Unlearning Bad Communication Habits

Many learning professionals today are either driving or supporting initiatives related to changes in business strategy. This makes it important to unlearn the frequently ineffective communication habits we all fall into under stress.

During times of stress and urgency, employee communications can regress to reveal more primal behavior. E-mails are short and sharp and lack even a greeting; conversations are focused on the “headlines” without burrowing into the supporting details; and company updates are so dense and overwritten that no one actually reads them. Yet this pressurized environment is exactly where effective communication is needed most, because sharper communication skills build stronger business performance.

Many learning professionals today are either driving or supporting initiatives related to changes in business strategy. This makes it important to unlearn the frequently ineffective communication habits we all fall into under stress. When change is taking place, communication needs to be quick, consistent, truthful, frequent, crystal clear and immediate.

Effective communication is a competency increasingly needed in a fast-paced, competitive global economy. In March 2010, the American Management Association (AMA) surveyed more than 2,000 senior managers and found that communication skills — the ability to synthesize and transmit ideas in writing and orally — are expected to be the top employee development priority for the immediate future.

While effective communication is recognized as a core component of leadership, communication isn’t just speaking or writing well. An individual also has to think clearly, understand what factors are most critical and express them persuasively.

The AMA’s 2010 Critical Skills Survey also examined the importance of communication skills for performance reviews and hiring. Communication skills again ranked first among the competencies assessed on a yearly basis, and during the hiring process more organizations make an effort to assess communication abilities than any other competency.

Specifically, when it comes to communication, both learning professionals and the leaders they support need to:
• Have strong presentation skills that can be demonstrated in written and verbal formats through a variety of mediums.
• Formulate recommendations for learning and development in a persuasive way, build a compelling business case, use business language and tie results to important performance metrics.
• Be verbally agile and establish one’s brand and credibility in the context of the overall business strategy, demonstrating alignment with the vision for the business and the plan to execute on its strategic intent.

Success today is dependent on fostering innovation and creativity — that is, the ability to generate lots of new ideas supported by the understanding that some will succeed and most will fail. Consider: A learning professional is asked to implement a development program to encourage people to take more risks. Such a change will require communicating a compelling argument to help all employees understand the business needs related to innovation. Communications, supported by the appropriate behaviors, will explicitly let employees know that it is OK to take risks.

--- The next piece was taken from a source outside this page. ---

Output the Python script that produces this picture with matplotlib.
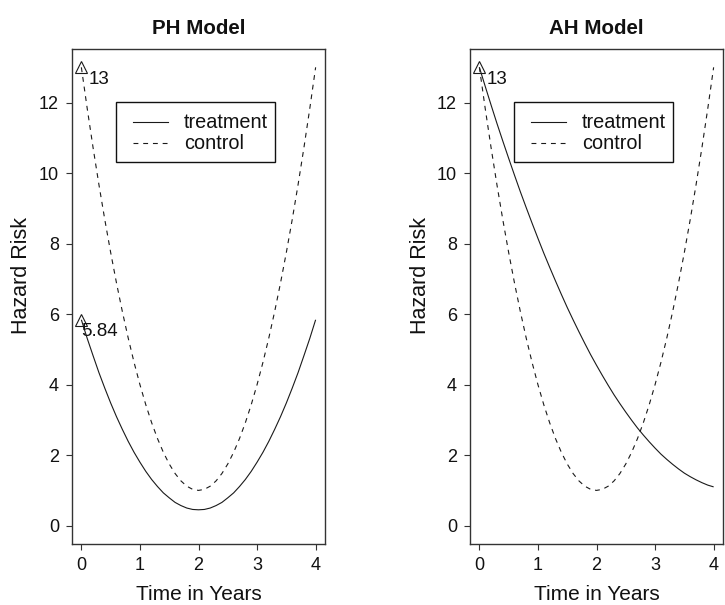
import matplotlib
matplotlib.use("Agg")
import matplotlib.pyplot as plt
from matplotlib.patches import Rectangle
from matplotlib.lines import Line2D

plt.rcParams['font.family'] = ['Liberation Sans', 'DejaVu Sans']
plt.rcParams['lines.scale_dashes'] = False

# ---- data ----
time_years = [0.0, 0.1, 0.2, 0.3, 0.4, 0.5, 0.6, 0.7, 0.8, 0.9,
              1.0, 1.1, 1.2, 1.3, 1.4, 1.5, 1.6, 1.7, 1.8, 1.9,
              2.0, 2.1, 2.2, 2.3, 2.4, 2.5, 2.6, 2.7, 2.8, 2.9,
              3.0, 3.1, 3.2, 3.3, 3.4, 3.5, 3.6, 3.7, 3.8, 3.9, 4.0]

control_hazard = [13.00, 11.83, 10.72, 9.67, 8.68, 7.75, 6.88, 6.07, 5.32, 4.63,
                  4.00, 3.43, 2.92, 2.47, 2.08, 1.75, 1.48, 1.27, 1.12, 1.03,
                  1.00, 1.03, 1.12, 1.27, 1.48, 1.75, 2.08, 2.47, 2.92, 3.43,
                  4.00, 4.63, 5.32, 6.07, 6.88, 7.75, 8.68, 9.67, 10.72, 11.83, 13.00]

ph_treatment = [5.84, 5.31, 4.82, 4.34, 3.90, 3.48, 3.09, 2.73, 2.39, 2.08,
                1.80, 1.54, 1.31, 1.11, 0.93, 0.79, 0.66, 0.57, 0.50, 0.46,
                0.45, 0.46, 0.50, 0.57, 0.66, 0.79, 0.93, 1.11, 1.31, 1.54,
                1.80, 2.08, 2.39, 2.73, 3.09, 3.48, 3.90, 4.34, 4.82, 5.31, 5.84]

ah_treatment = [13.00, 12.46, 11.93, 11.41, 10.91, 10.42, 9.94, 9.47, 9.02, 8.58,
                8.15, 7.73, 7.33, 6.94, 6.56, 6.19, 5.84, 5.50, 5.17, 4.85,
                4.55, 4.26, 3.98, 3.71, 3.46, 3.22, 2.99, 2.77, 2.57, 2.38,
                2.20, 2.03, 1.88, 1.74, 1.61, 1.49, 1.39, 1.30, 1.22, 1.15, 1.10]

panel_titles = ["PH Model", "AH Model"]
legend_labels = ["treatment", "control"]
x_ticks = [0, 1, 2, 3, 4]
y_ticks = [0, 2, 4, 6, 8, 10, 12]
marks_ph = [(0, 13.0, "13"), (0, 5.84, "5.84")]
marks_ah = [(0, 13.0, "13")]

W, H = 725, 605
fig = plt.figure(figsize=(W / 100, H / 100), dpi=100)

line_col = '#1a1a1a'
box_col = '#333333'

def px2fx(px):
    return px / W

def py2fy(py):
    return (H - py) / H

panels = [
    dict(left=72, treat=ph_treatment, marks=marks_ph, title=panel_titles[0]),
    dict(left=470, treat=ah_treatment, marks=marks_ah, title=panel_titles[1]),
]
ax_w, ax_top, ax_bot = 253, 49, 544

for p in panels:
    ax = fig.add_axes([px2fx(p['left']), py2fy(ax_bot), px2fx(ax_w), (ax_bot - ax_top) / H])
    ax.plot(time_years, p['treat'], color=line_col, lw=0.8, solid_capstyle='butt')
    ax.plot(time_years, control_hazard, color=line_col, lw=0.8, linestyle=(0, (3.5, 3.5)))
    for (mx, my, lab) in p['marks']:
        ax.plot([mx], [my], marker='^', markersize=8, mfc='none', mec=line_col, mew=0.8, ls='none')
        ax.annotate(lab, (mx, my), xytext=(18, -12), textcoords='offset pixels',
                    ha='center', va='center', fontsize=13.5, color='#111111')
    ax.set_xlim(-0.16, 4.16)
    ax.set_ylim(-0.52, 13.52)
    ax.set_xticks(x_ticks)
    ax.set_yticks(y_ticks)
    ax.tick_params(direction='out', length=4.3, width=0.8, color=box_col,
                   labelsize=13, pad=5, labelcolor='#111111')
    for s in ax.spines.values():
        s.set_color(box_col)
        s.set_linewidth(1.0)

    # legend (R style)
    ax.add_patch(Rectangle((0.1739, 0.7717), 0.8024 - 0.1739, 0.8929 - 0.7717,
                           transform=ax.transAxes, fill=False, ec='#111111', lw=1.0))
    ax.add_line(Line2D([0.2411, 0.3794], [0.8525, 0.8525], transform=ax.transAxes,
                       color=line_col, lw=0.8))
    ax.add_line(Line2D([0.2411, 0.3794], [0.8101, 0.8101], transform=ax.transAxes,
                       color=line_col, lw=0.8, linestyle=(0, (3.5, 3.5))))
    ax.text(0.4427, 0.8525, legend_labels[0], transform=ax.transAxes,
            ha='left', va='center', fontsize=14.3, color='#111111')
    ax.text(0.4427, 0.8101, legend_labels[1], transform=ax.transAxes,
            ha='left', va='center', fontsize=14.3, color='#111111')

    cx = p['left'] + ax_w / 2
    fig.text(px2fx(cx), py2fy(29), p['title'], ha='center', va='center',
             fontsize=14.8, fontweight='bold', color='#111111')
    fig.text(px2fx(cx), py2fy(594), "Time in Years", ha='center', va='center',
             fontsize=15, color='#111111')
    fig.text(px2fx(p['left'] - 50), py2fy(275), "Hazard Risk", ha='center', va='center',
             rotation=90, fontsize=15.5, color='#111111')

fig.savefig("out.png", dpi=100)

This learning professional will need to build an understanding that risk is valued and that failure is not punished. Ten ideas may be generated, but only two may succeed and yield positive results. The other eight may be discarded, but still will be celebrated as they were built with creativity and sound business judgment. Rejected ideas will no longer be seen as failures.

To move the culture from being risk-averse to one focused on innovation, employees also will need to be supported with tools to enable them to kick old habits. They will need to develop competencies in critical thinking and problem solving, as well as business acumen and financial analysis, so they can better rationalize creative solutions. They will need communication tools to present their new ideas in strong and powerful ways. They will need the ability to collaborate cross-functionally or across the globe in order to marshal their company’s best thinking. And they will need a process for ongoing feedback to analyze successes and failures quickly, flexibly and with agility to understand the essence of good ideas or potential barriers to execution.

Over time, this new approach to communication and innovation will change the culture of the organization. Is it time for your workforce to unlearn bad habits?